- _Directions_:
Nothing outside the range is to be copied. From the entries below, reproduce exactly the lines starting at the one with "Output the Python" and ending at the one with "import plotly.graph_objects as go", without pictures.
____
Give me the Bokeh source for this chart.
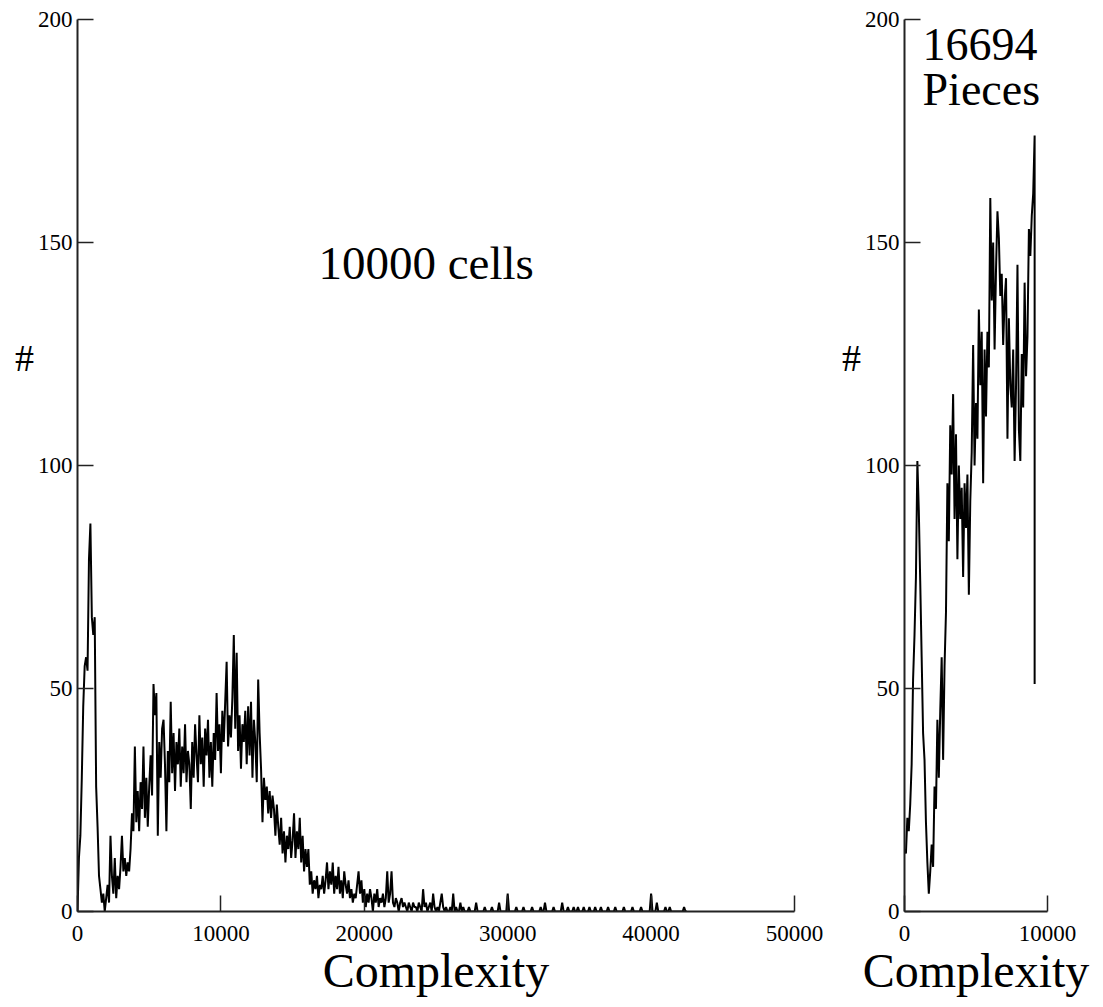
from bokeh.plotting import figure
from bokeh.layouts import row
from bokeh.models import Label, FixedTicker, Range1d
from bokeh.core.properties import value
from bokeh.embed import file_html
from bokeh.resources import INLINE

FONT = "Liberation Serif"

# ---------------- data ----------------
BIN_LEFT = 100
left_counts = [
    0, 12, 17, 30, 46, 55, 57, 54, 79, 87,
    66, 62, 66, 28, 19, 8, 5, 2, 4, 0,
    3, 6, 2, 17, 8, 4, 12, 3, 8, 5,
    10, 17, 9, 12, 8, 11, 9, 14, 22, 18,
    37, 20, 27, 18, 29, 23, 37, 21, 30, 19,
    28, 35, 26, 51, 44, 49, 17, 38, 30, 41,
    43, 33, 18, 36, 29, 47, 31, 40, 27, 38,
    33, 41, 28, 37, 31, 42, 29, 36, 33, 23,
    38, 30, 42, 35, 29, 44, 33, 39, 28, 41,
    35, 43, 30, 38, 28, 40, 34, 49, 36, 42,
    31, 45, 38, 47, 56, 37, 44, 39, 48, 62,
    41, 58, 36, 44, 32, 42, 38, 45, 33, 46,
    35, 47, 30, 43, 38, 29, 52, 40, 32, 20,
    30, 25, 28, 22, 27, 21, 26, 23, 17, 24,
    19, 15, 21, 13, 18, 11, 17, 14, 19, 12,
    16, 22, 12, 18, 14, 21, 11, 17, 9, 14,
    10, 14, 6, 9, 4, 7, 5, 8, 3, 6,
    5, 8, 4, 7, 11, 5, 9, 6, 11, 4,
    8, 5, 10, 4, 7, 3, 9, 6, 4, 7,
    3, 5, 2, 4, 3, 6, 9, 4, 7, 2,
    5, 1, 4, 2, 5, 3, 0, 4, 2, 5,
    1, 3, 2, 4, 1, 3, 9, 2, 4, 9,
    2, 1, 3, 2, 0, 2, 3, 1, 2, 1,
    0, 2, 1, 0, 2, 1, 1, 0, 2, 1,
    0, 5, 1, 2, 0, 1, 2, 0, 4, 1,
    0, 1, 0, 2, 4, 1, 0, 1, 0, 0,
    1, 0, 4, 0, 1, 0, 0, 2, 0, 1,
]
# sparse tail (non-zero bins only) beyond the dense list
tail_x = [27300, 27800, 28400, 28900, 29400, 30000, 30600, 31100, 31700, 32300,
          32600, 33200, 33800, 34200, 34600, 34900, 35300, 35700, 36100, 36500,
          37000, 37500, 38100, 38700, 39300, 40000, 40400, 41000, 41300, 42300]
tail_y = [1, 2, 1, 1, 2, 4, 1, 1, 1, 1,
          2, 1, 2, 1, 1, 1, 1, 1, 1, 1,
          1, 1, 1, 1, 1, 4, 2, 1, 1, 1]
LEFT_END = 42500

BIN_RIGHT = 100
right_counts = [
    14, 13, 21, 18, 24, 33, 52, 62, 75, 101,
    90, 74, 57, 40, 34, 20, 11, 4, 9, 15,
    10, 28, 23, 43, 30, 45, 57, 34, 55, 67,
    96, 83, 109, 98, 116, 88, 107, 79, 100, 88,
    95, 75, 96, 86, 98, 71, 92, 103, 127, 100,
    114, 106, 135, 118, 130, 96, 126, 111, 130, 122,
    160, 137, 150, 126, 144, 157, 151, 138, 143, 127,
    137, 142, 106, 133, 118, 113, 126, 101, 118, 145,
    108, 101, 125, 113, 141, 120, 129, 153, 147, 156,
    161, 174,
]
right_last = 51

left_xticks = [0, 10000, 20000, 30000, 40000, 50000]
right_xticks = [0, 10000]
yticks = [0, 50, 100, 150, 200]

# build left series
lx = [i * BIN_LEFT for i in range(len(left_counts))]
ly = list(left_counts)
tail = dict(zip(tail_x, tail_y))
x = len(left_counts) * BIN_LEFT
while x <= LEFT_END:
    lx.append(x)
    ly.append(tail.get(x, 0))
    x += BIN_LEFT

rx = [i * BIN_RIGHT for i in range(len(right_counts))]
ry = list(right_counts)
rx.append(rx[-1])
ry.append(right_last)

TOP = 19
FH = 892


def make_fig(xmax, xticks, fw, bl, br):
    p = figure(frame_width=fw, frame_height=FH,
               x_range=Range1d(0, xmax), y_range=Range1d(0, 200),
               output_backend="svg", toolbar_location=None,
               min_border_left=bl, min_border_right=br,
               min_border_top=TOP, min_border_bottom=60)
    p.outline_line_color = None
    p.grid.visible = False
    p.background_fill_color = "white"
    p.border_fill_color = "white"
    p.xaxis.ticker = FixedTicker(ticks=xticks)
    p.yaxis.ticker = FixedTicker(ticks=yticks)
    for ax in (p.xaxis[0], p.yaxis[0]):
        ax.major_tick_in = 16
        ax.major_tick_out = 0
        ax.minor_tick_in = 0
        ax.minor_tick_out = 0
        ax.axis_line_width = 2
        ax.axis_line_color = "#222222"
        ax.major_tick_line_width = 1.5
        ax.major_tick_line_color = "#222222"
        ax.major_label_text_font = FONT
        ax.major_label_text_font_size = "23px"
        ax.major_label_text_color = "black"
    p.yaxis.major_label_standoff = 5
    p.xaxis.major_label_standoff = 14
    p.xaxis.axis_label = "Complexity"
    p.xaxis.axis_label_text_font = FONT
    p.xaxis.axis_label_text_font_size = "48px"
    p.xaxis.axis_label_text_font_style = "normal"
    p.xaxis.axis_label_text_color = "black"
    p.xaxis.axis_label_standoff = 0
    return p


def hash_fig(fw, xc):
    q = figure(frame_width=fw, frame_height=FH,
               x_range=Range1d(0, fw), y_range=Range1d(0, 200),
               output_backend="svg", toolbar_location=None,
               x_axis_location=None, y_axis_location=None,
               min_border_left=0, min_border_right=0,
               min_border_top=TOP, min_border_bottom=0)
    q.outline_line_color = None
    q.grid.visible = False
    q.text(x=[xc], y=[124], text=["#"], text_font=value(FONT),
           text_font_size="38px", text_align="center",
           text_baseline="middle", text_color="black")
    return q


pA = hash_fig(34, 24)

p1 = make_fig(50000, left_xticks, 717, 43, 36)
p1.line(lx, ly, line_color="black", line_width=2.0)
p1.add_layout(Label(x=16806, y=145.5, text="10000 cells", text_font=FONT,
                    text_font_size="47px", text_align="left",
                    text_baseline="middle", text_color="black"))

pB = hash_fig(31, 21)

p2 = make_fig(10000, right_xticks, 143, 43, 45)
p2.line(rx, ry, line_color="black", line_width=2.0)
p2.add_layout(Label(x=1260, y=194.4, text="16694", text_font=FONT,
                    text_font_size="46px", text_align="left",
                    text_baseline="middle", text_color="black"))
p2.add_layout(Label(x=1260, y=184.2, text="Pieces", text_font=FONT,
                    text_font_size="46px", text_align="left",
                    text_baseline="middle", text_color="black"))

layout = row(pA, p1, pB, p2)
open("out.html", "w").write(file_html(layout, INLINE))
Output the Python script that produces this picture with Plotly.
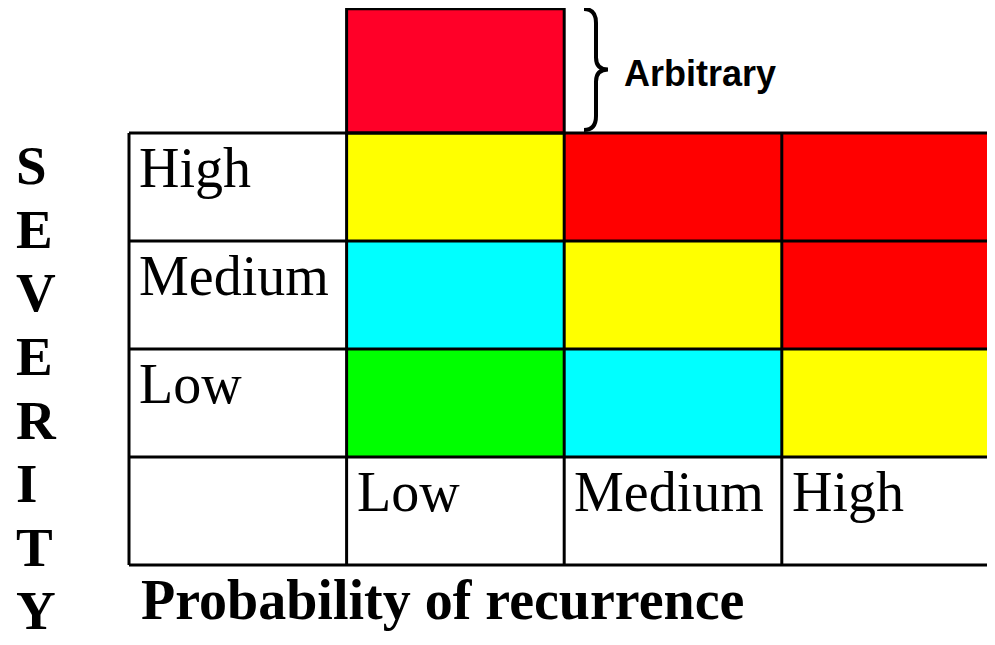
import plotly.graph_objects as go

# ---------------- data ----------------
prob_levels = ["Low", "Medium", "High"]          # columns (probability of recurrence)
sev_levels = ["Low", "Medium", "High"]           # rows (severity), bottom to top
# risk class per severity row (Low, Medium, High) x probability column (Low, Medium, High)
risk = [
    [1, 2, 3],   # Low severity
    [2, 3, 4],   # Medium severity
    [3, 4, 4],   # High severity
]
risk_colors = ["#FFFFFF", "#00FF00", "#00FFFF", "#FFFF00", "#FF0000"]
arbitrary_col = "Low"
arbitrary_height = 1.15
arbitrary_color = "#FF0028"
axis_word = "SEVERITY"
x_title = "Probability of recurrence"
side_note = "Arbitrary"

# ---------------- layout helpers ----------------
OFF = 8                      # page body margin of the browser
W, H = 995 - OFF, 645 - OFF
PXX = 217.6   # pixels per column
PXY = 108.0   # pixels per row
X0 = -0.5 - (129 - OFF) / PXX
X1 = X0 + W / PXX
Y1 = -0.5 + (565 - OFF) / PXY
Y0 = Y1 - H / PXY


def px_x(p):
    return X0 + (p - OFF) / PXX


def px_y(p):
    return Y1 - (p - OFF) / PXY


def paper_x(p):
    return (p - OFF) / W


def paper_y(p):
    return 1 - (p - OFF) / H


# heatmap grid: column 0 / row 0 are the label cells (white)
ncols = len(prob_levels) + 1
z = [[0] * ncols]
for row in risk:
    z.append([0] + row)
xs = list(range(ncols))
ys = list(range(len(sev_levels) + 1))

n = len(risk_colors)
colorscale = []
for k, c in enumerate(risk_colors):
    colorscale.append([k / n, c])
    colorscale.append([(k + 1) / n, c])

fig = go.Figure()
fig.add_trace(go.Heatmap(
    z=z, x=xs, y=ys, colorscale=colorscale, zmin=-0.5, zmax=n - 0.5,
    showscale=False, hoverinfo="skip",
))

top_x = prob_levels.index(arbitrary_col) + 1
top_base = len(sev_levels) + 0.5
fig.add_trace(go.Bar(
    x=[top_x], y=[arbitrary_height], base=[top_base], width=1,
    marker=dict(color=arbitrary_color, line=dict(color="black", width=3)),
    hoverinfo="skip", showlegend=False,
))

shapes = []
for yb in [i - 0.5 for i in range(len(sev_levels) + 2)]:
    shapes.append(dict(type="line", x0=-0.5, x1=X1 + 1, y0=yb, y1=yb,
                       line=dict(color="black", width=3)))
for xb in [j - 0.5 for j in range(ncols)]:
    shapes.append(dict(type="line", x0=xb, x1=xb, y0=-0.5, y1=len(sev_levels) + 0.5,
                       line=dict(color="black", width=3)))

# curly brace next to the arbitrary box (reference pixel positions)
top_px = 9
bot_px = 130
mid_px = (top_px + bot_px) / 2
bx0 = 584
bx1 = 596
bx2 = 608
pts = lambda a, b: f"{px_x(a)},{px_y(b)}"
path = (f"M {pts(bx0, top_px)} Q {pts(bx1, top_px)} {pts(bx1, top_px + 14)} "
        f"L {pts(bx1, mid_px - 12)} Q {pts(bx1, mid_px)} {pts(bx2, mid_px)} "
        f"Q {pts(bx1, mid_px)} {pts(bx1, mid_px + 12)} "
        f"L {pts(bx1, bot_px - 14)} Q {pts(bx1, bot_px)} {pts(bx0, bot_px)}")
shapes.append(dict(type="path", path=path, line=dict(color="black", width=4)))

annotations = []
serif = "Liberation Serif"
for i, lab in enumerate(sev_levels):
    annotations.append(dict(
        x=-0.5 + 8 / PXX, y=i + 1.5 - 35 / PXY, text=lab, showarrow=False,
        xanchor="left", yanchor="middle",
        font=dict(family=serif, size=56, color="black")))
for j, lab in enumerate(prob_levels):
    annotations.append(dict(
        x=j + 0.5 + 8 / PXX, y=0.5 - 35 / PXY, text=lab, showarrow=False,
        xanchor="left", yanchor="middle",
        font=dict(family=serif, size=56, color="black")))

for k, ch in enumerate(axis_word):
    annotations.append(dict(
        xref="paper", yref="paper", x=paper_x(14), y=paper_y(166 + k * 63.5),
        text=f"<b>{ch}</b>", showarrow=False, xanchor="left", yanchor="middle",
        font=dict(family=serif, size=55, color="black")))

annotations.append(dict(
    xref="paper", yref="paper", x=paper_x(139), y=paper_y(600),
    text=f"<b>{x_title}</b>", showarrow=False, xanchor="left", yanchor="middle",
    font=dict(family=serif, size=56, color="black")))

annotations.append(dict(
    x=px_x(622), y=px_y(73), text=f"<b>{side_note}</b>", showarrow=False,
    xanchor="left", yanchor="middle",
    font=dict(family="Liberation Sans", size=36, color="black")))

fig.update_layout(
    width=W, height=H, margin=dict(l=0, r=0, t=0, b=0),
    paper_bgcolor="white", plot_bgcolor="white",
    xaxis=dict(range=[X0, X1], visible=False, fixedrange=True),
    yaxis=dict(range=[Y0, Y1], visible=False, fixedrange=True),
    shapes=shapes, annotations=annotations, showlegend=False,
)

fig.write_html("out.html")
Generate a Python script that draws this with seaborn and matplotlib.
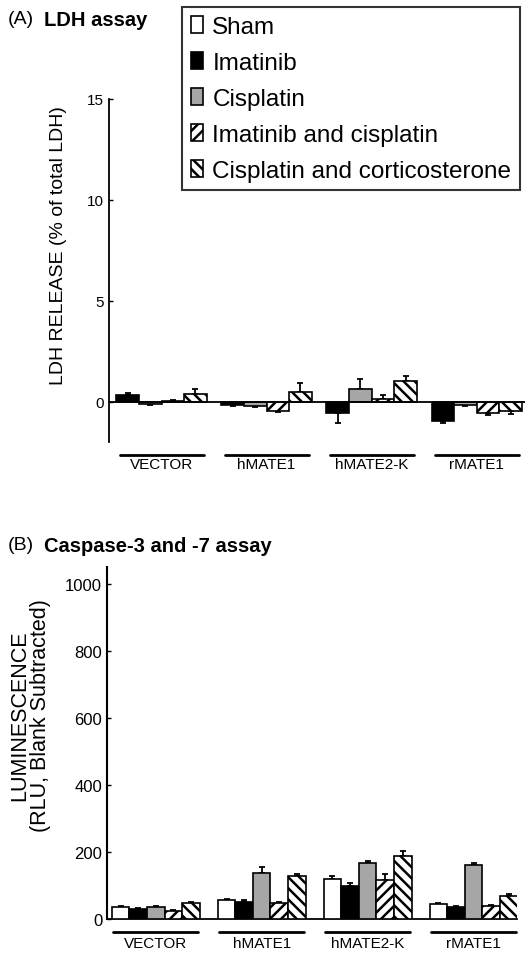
____
- _Written reply_:
Output the Python script that produces this picture with Plotly.
import plotly.graph_objects as go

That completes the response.